Requirement
Check every line below for the word "this" and copy each one that has it.

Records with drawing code
________________
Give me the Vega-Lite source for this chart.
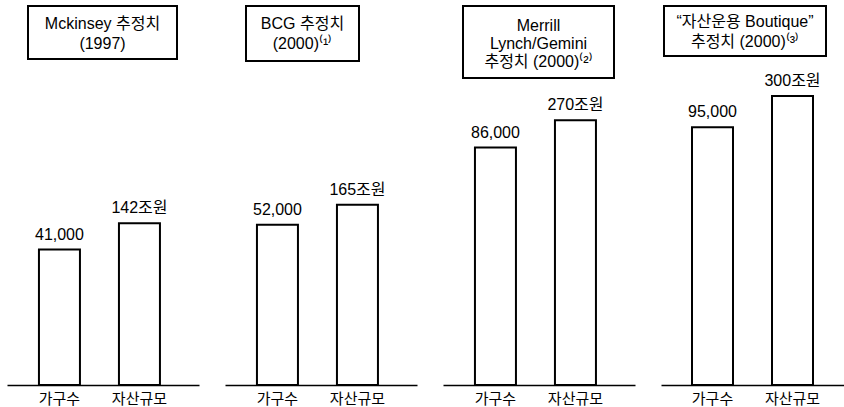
{
  "$schema": "https://vega.github.io/schema/vega-lite/v6.json",
  "padding": {"left": 7, "top": 5, "right": 0, "bottom": 0},
  "background": "white",
  "config": {
    "view": {"stroke": null},
    "font": "Liberation Sans, Noto Sans CJK KR, sans-serif",
    "text": {"font": "Liberation Sans, Noto Sans CJK KR, sans-serif", "color": "black"},
    "axisX": {
      "domainColor": "black", "domainWidth": 1.6, "ticks": false, "grid": false,
      "labelFontSize": 15, "labelColor": "black", "labelPadding": 6, "labelAngle": 0,
      "labelFont": "Liberation Sans, Noto Sans CJK KR, sans-serif", "title": null
    }
  },
  "data": {
    "values": [
      {"panel": "p1", "measure": "가구수", "value": 41000, "label": "41,000"},
      {"panel": "p1", "measure": "자산규모", "value": 142, "label": "142조원"},
      {"panel": "p2", "measure": "가구수", "value": 52000, "label": "52,000"},
      {"panel": "p2", "measure": "자산규모", "value": 165, "label": "165조원"},
      {"panel": "p3", "measure": "가구수", "value": 86000, "label": "86,000"},
      {"panel": "p3", "measure": "자산규모", "value": 270, "label": "270조원"},
      {"panel": "p4", "measure": "가구수", "value": 95000, "label": "95,000"},
      {"panel": "p4", "measure": "자산규모", "value": 300, "label": "300조원"}
    ]
  },
  "spacing": 26,
  "hconcat": [
    {
      "vconcat": [
        {
          "spacing": 0,
          "hconcat": [
            {"width": 20, "height": 10, "data": {"values": []}, "mark": "point"},
            {
              "width": 149, "height": 53,
              "data": {"values": [{}]},
              "view": {"stroke": "black", "strokeWidth": 2},
              "mark": {"type": "text", "fontSize": 16, "lineHeight": 20, "baseline": "middle", "align": "center", "dy": -9},
              "encoding": {"text": {"value": ["Mckinsey 추정치", "(1997)"]}}
            }
          ]
        },
        {
          "width": 192, "height": 303,
          "transform": [{"filter": "datum.panel === 'p1'"}],
          "encoding": {"x": {"field": "measure", "type": "nominal", "scale": {"domain": ["가구수", "자산규모"], "paddingInner": 0.4875, "paddingOuter": 0.44375, "align": 0.45}}},
          "layer": [
            {
              "transform": [{"filter": "datum.measure === '가구수'"}],
              "encoding": {"y": {"field": "value", "type": "quantitative", "scale": {"domain": [-18700, 114900], "nice": false, "zero": false}, "axis": null}},
              "layer": [
                {"mark": {"type": "bar", "fill": "white", "stroke": "black", "strokeWidth": 2}, "encoding": {"y2": {"datum": -18700}}},
                {"mark": {"type": "text", "fontSize": 16, "baseline": "alphabetic", "dy": -10}, "encoding": {"text": {"field": "label"}}}
              ]
            },
            {
              "transform": [{"filter": "datum.measure === '자산규모'"}],
              "encoding": {"y": {"field": "value", "type": "quantitative", "scale": {"domain": [-59, 317.4], "nice": false, "zero": false}, "axis": null}},
              "layer": [
                {"mark": {"type": "bar", "fill": "white", "stroke": "black", "strokeWidth": 2}, "encoding": {"y2": {"datum": -59}}},
                {"mark": {"type": "text", "fontSize": 16, "baseline": "alphabetic", "dy": -10}, "encoding": {"text": {"field": "label"}}}
              ]
            }
          ],
          "resolve": {"scale": {"y": "independent"}}
        }
      ],
      "spacing": 22
    },
    {
      "vconcat": [
        {
          "spacing": 0,
          "hconcat": [
            {"width": 20, "height": 10, "data": {"values": []}, "mark": "point"},
            {
              "width": 113, "height": 55,
              "data": {"values": [{}]},
              "view": {"stroke": "black", "strokeWidth": 2},
              "mark": {"type": "text", "fontSize": 16, "lineHeight": 20, "baseline": "middle", "align": "center", "dy": -10},
              "encoding": {"text": {"value": ["BCG 추정치", "(2000)⁽¹⁾"]}}
            }
          ]
        },
        {
          "width": 192, "height": 303,
          "transform": [{"filter": "datum.panel === 'p2'"}],
          "encoding": {"x": {"field": "measure", "type": "nominal", "scale": {"domain": ["가구수", "자산규모"], "paddingInner": 0.4875, "paddingOuter": 0.44375, "align": 0.45}}},
          "layer": [
            {
              "transform": [{"filter": "datum.measure === '가구수'"}],
              "encoding": {"y": {"field": "value", "type": "quantitative", "scale": {"domain": [-18700, 114900], "nice": false, "zero": false}, "axis": null}},
              "layer": [
                {"mark": {"type": "bar", "fill": "white", "stroke": "black", "strokeWidth": 2}, "encoding": {"y2": {"datum": -18700}}},
                {"mark": {"type": "text", "fontSize": 16, "baseline": "alphabetic", "dy": -10}, "encoding": {"text": {"field": "label"}}}
              ]
            },
            {
              "transform": [{"filter": "datum.measure === '자산규모'"}],
              "encoding": {"y": {"field": "value", "type": "quantitative", "scale": {"domain": [-59, 317.4], "nice": false, "zero": false}, "axis": null}},
              "layer": [
                {"mark": {"type": "bar", "fill": "white", "stroke": "black", "strokeWidth": 2}, "encoding": {"y2": {"datum": -59}}},
                {"mark": {"type": "text", "fontSize": 16, "baseline": "alphabetic", "dy": -10}, "encoding": {"text": {"field": "label"}}}
              ]
            }
          ],
          "resolve": {"scale": {"y": "independent"}}
        }
      ],
      "spacing": 20
    },
    {
      "vconcat": [
        {
          "spacing": 0,
          "hconcat": [
            {"width": 19, "height": 10, "data": {"values": []}, "mark": "point"},
            {
              "width": 151, "height": 72,
              "data": {"values": [{}]},
              "view": {"stroke": "black", "strokeWidth": 2},
              "mark": {"type": "text", "fontSize": 16, "lineHeight": 18, "baseline": "middle", "align": "center", "dy": -16},
              "encoding": {"text": {"value": ["Merrill", "Lynch/Gemini", "추정치 (2000)⁽²⁾"]}}
            }
          ]
        },
        {
          "width": 192, "height": 303,
          "transform": [{"filter": "datum.panel === 'p3'"}],
          "encoding": {"x": {"field": "measure", "type": "nominal", "scale": {"domain": ["가구수", "자산규모"], "paddingInner": 0.4875, "paddingOuter": 0.44375, "align": 0.45}}},
          "layer": [
            {
              "transform": [{"filter": "datum.measure === '가구수'"}],
              "encoding": {"y": {"field": "value", "type": "quantitative", "scale": {"domain": [-18700, 114900], "nice": false, "zero": false}, "axis": null}},
              "layer": [
                {"mark": {"type": "bar", "fill": "white", "stroke": "black", "strokeWidth": 2}, "encoding": {"y2": {"datum": -18700}}},
                {"mark": {"type": "text", "fontSize": 16, "baseline": "alphabetic", "dy": -10}, "encoding": {"text": {"field": "label"}}}
              ]
            },
            {
              "transform": [{"filter": "datum.measure === '자산규모'"}],
              "encoding": {"y": {"field": "value", "type": "quantitative", "scale": {"domain": [-59, 317.4], "nice": false, "zero": false}, "axis": null}},
              "layer": [
                {"mark": {"type": "bar", "fill": "white", "stroke": "black", "strokeWidth": 2}, "encoding": {"y2": {"datum": -59}}},
                {"mark": {"type": "text", "fontSize": 16, "baseline": "alphabetic", "dy": -10}, "encoding": {"text": {"field": "label"}}}
              ]
            }
          ],
          "resolve": {"scale": {"y": "independent"}}
        }
      ],
      "spacing": 3
    },
    {
      "vconcat": [
        {
          "spacing": 0,
          "hconcat": [
            {"width": 2, "height": 10, "data": {"values": []}, "mark": "point"},
            {
              "width": 162, "height": 50,
              "data": {"values": [{}]},
              "view": {"stroke": "black", "strokeWidth": 2},
              "mark": {"type": "text", "fontSize": 16, "lineHeight": 20, "baseline": "middle", "align": "center", "dy": -9},
              "encoding": {"text": {"value": ["“자산운용 Boutique”", "추정치 (2000)⁽³⁾"]}}
            }
          ]
        },
        {
          "width": 183, "height": 303,
          "transform": [{"filter": "datum.panel === 'p4'"}],
          "encoding": {"x": {"field": "measure", "type": "nominal", "scale": {"domain": ["가구수", "자산규모"], "paddingInner": 0.4875, "paddingOuter": 0.3875, "align": 0.5}}},
          "layer": [
            {
              "transform": [{"filter": "datum.measure === '가구수'"}],
              "encoding": {"y": {"field": "value", "type": "quantitative", "scale": {"domain": [-18700, 114900], "nice": false, "zero": false}, "axis": null}},
              "layer": [
                {"mark": {"type": "bar", "fill": "white", "stroke": "black", "strokeWidth": 2}, "encoding": {"y2": {"datum": -18700}}},
                {"mark": {"type": "text", "fontSize": 16, "baseline": "alphabetic", "dy": -10}, "encoding": {"text": {"field": "label"}}}
              ]
            },
            {
              "transform": [{"filter": "datum.measure === '자산규모'"}],
              "encoding": {"y": {"field": "value", "type": "quantitative", "scale": {"domain": [-59, 317.4], "nice": false, "zero": false}, "axis": null}},
              "layer": [
                {"mark": {"type": "bar", "fill": "white", "stroke": "black", "strokeWidth": 2}, "encoding": {"y2": {"datum": -59}}},
                {"mark": {"type": "text", "fontSize": 16, "baseline": "alphabetic", "dy": -10}, "encoding": {"text": {"field": "label"}}}
              ]
            }
          ],
          "resolve": {"scale": {"y": "independent"}}
        }
      ],
      "spacing": 16
    }
  ]
}
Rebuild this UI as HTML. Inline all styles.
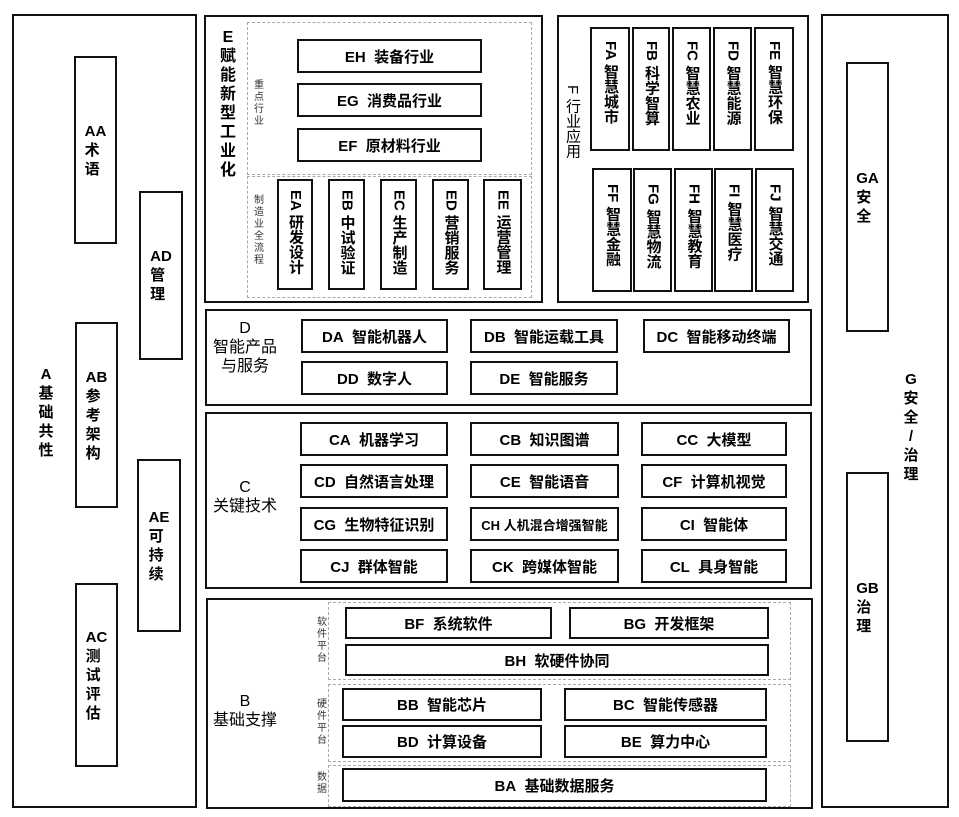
________________
The solution
Give me the Vega-Lite source for this chart.
Rebuild this UI as HTML. Inline all styles.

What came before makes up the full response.